◆ **Goal of the exercise**
Extract everything from the first line through the line with "FL, FR, FT, FB", both ends included, except for any pictures.

◆ **Information supplied**

-- -- --

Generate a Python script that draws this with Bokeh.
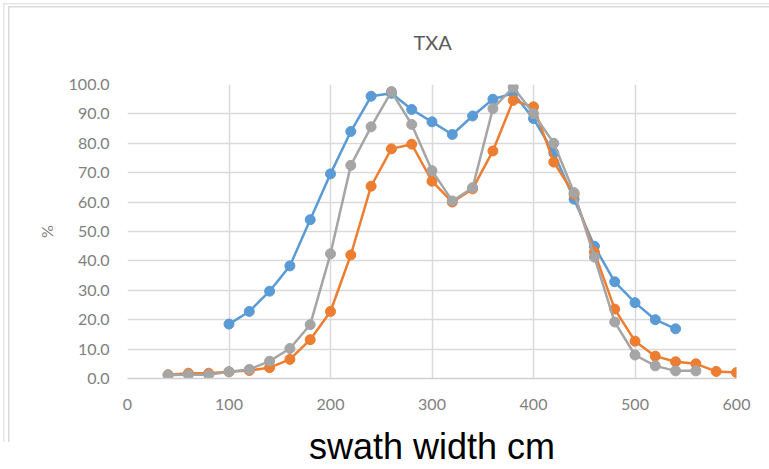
from bokeh.plotting import figure
from bokeh.models import Range1d, FixedTicker, NumeralTickFormatter, ColumnDataSource
from bokeh.embed import file_html
from bokeh.resources import INLINE

# ---- data ----
title_text = "TXA"
x_title = "swath width cm"
y_title = "%"

x_blue = list(range(100, 541, 20))
blue = [18.5, 22.8, 29.7, 38.3, 54.0, 69.6, 84.0, 96.0, 97.0, 91.5,
        87.3, 83.0, 89.3, 95.0, 97.0, 88.4, 76.7, 61.0, 45.0, 32.9,
        25.8, 20.0, 16.9]

x_orange = list(range(40, 601, 20))
orange = [1.3, 1.8, 1.8, 2.3, 2.7, 3.7, 6.5, 13.2, 22.8, 42.0,
          65.4, 78.1, 79.7, 67.1, 60.0, 64.5, 77.4, 94.6, 92.4, 73.6,
          62.6, 43.0, 23.6, 12.7, 7.6, 5.7, 5.0, 2.4, 2.0]

x_gray = list(range(40, 561, 20))
gray = [1.2, 1.3, 1.3, 2.3, 3.1, 5.9, 10.2, 18.3, 42.4, 72.5,
        85.6, 97.6, 86.4, 70.7, 60.4, 64.9, 91.8, 99.1, 90.1, 80.0,
        63.2, 41.3, 19.2, 8.0, 4.3, 2.6, 2.6]

x_ticks = [0, 100, 200, 300, 400, 500, 600]
y_ticks = [0, 10, 20, 30, 40, 50, 60, 70, 80, 90, 100]

series = [
    ("Series1", x_blue, blue, "#5B9BD5"),
    ("Series2", x_orange, orange, "#ED7D31"),
    ("Series3", x_gray, gray, "#A5A5A5"),
]

# ---- layout (pixels) ----
W, H = 769, 469
FL, FR, FT, FB = 127, 736, 84, 381   # plot-area edges

# chart-area frame lines drawn as CSS backgrounds behind the canvas
frame_lines = [  # (left, top, width, height, colour)
    (8, 6, 1.5, 436, "#d9d9d9"),
    (8, 6, 761, 1.5, "#d9d9d9"),
    (3, 3, 1.5, 439, "#e6e6e6"),
    (3, 3, 766, 1.5, "#e6e6e6"),
]
styles = {
    "background-image": ", ".join(f"linear-gradient({c}, {c})" for *_, c in frame_lines),
    "background-position": ", ".join(f"{l}px {t}px" for l, t, *_ in frame_lines),
    "background-size": ", ".join(f"{w}px {h}px" for _, _, w, h, _ in frame_lines),
    "background-repeat": "no-repeat",
    "background-color": "white",
}

p = figure(width=W, height=H, output_backend="svg", toolbar_location=None,
           x_range=Range1d(0, 600), y_range=Range1d(0, 100),
           min_border_left=FL, min_border_right=W - FR,
           min_border_top=FT, min_border_bottom=H - FB,
           styles=styles)
p.outline_line_color = None
p.background_fill_color = "white"
p.border_fill_color = None

# title
p.title.text = title_text
p.title.align = "left"
p.title.vertical_align = "top"
p.title.offset = 286
p.title.standoff = 58
p.title.text_font = "Lato"
p.title.text_font_size = "20px"
p.title.text_font_style = "normal"
p.title.text_color = "#5a5a5a"

grid_col = "#dadada"
p.xgrid.ticker = FixedTicker(ticks=x_ticks)
p.ygrid.ticker = FixedTicker(ticks=y_ticks)
p.xgrid.grid_line_color = grid_col
p.ygrid.grid_line_color = grid_col
p.xgrid.grid_line_width = 1.5
p.ygrid.grid_line_width = 1.5

lab_col = "#808080"
p.xaxis.ticker = FixedTicker(ticks=x_ticks)
p.yaxis.ticker = FixedTicker(ticks=y_ticks)
p.yaxis.formatter = NumeralTickFormatter(format="0.0")
for ax in (p.xaxis[0], p.yaxis[0]):
    ax.major_tick_line_color = None
    ax.minor_tick_line_color = None
    ax.major_label_text_font = "Lato"
    ax.major_label_text_font_size = "16px"
    ax.major_label_text_color = lab_col
p.xaxis.axis_line_color = "#d0d0d0"
p.xaxis.axis_line_width = 1.5
p.yaxis.axis_line_color = None
p.xaxis.major_label_standoff = 14
p.yaxis.major_label_standoff = 12

p.yaxis.axis_label = y_title
p.yaxis.axis_label_standoff = 10
p.yaxis.axis_label_text_font = "Lato"
p.yaxis.axis_label_text_font_size = "16px"
p.yaxis.axis_label_text_font_style = "normal"
p.yaxis.axis_label_text_color = lab_col

p.xaxis.axis_label = x_title
p.xaxis.axis_label_standoff = 13
p.xaxis.axis_label_text_font = "Liberation Sans"
p.xaxis.axis_label_text_font_size = "36px"
p.xaxis.axis_label_text_font_style = "normal"
p.xaxis.axis_label_text_color = "black"

for name, xs, ys, col in series:
    src = ColumnDataSource(dict(x=xs, y=ys))
    p.line("x", "y", source=src, line_color=col, line_width=2.5)
    p.scatter("x", "y", source=src, size=10, fill_color=col, line_color=col)

open("out.html", "w").write(file_html(p, INLINE))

-- -- --

◆ **Solution for this exercise**
Generate a Python script that draws this with Bokeh.
from bokeh.plotting import figure
from bokeh.models import Range1d, FixedTicker, NumeralTickFormatter, ColumnDataSource
from bokeh.embed import file_html
from bokeh.resources import INLINE

# ---- data ----
title_text = "TXA"
x_title = "swath width cm"
y_title = "%"

x_blue = list(range(100, 541, 20))
blue = [18.5, 22.8, 29.7, 38.3, 54.0, 69.6, 84.0, 96.0, 97.0, 91.5,
        87.3, 83.0, 89.3, 95.0, 97.0, 88.4, 76.7, 61.0, 45.0, 32.9,
        25.8, 20.0, 16.9]

x_orange = list(range(40, 601, 20))
orange = [1.3, 1.8, 1.8, 2.3, 2.7, 3.7, 6.5, 13.2, 22.8, 42.0,
          65.4, 78.1, 79.7, 67.1, 60.0, 64.5, 77.4, 94.6, 92.4, 73.6,
          62.6, 43.0, 23.6, 12.7, 7.6, 5.7, 5.0, 2.4, 2.0]

x_gray = list(range(40, 561, 20))
gray = [1.2, 1.3, 1.3, 2.3, 3.1, 5.9, 10.2, 18.3, 42.4, 72.5,
        85.6, 97.6, 86.4, 70.7, 60.4, 64.9, 91.8, 99.1, 90.1, 80.0,
        63.2, 41.3, 19.2, 8.0, 4.3, 2.6, 2.6]

x_ticks = [0, 100, 200, 300, 400, 500, 600]
y_ticks = [0, 10, 20, 30, 40, 50, 60, 70, 80, 90, 100]

series = [
    ("Series1", x_blue, blue, "#5B9BD5"),
    ("Series2", x_orange, orange, "#ED7D31"),
    ("Series3", x_gray, gray, "#A5A5A5"),
]

# ---- layout (pixels) ----
W, H = 769, 469
FL, FR, FT, FB = 127, 736, 84, 381   # plot-area edges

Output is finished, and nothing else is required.